While the rest of the nation recorded a 12 percent dip in apartment construction completions during the first half of the year, Texan cities experienced a wave of new units, according to a report released today by RENTCafé.
Dallas-Fort Worth took the number one spot for the third year in a row, with 19,318 new rental units expected to be completed by the end of 2020. While first-tier cities like New York and Los Angeles have seen their populations decline in recent years, DFW grew by 117,000 residents from 2018-2019, suggest Census estimates.
The Houston metropolitan area came in third, ousted by NYC, with a total of 10,404 new apartments scheduled for delivery by year-end. H-Town saw an influx of around 90,000 residents between 2018 and 2019, but has recently been hindered by “an energy-related downturn with a decline in oil-related jobs,” explains the report.
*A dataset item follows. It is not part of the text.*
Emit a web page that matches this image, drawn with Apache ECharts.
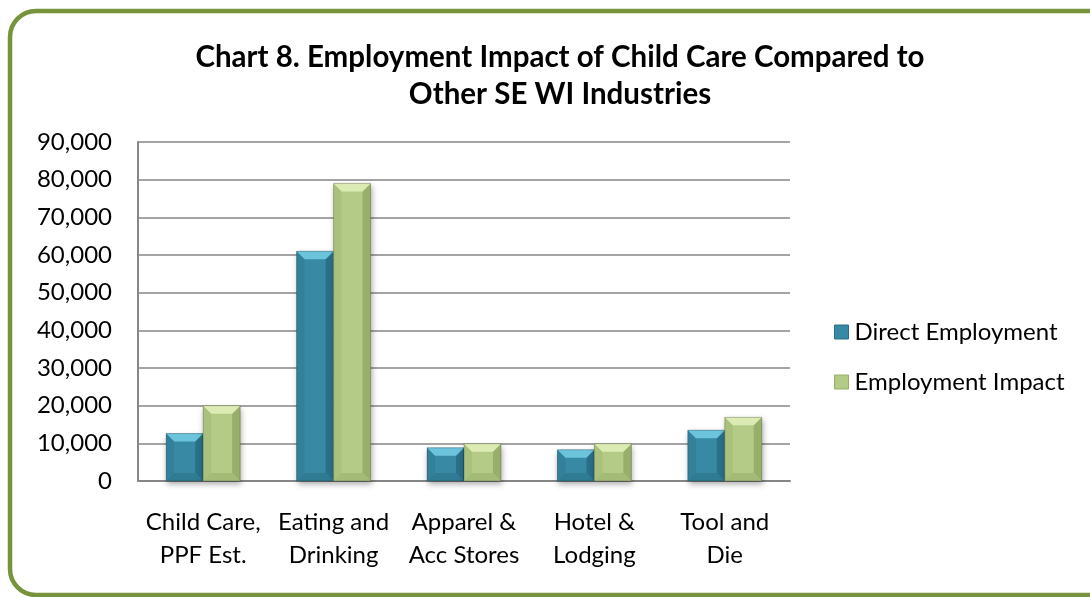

Austin, an increasingly popular destination among Millennials and Zoomers, came in at number five with 9,342 projected completions. ATX saw its population swell by 62,000 residents from 2018 to 2019 and responded accordingly with a high-rise apartment boom. The city has added more than 50,000 new units in the last four years alone.
Austin’s neighbor to the south, San Antonio, polished off 2,871 new units in Q1 and Q2, and will likely see another 1,723 apartments wrap-up construction before the year comes to an end. This earned it second place for new apartments completed in the first half of 2020, but the number 19 spot for projected deliveries throughout the entire year.
Across the country, apartment construction hit a five-year low due to slowdowns caused by the COVID-19 pandemic. Builders are facing construction labor shortages, delays with funding and permits, and restrictive measures to prevent virus spread on job sites. All of this is likely to put a damper on multi-family construction starts within the next few years.
Doug Ressler, manager of business intelligence at Yardi Matrix — the firm that provided the data on large-scale apartment communities to RENTCafé — remains hopeful that the new construction rental market will get back on track.
“Construction starts have begun to increase from their April lows and there is cautious optimism that as the year progresses construction markets around the country will begin a modest recovery,” Ressler concluded.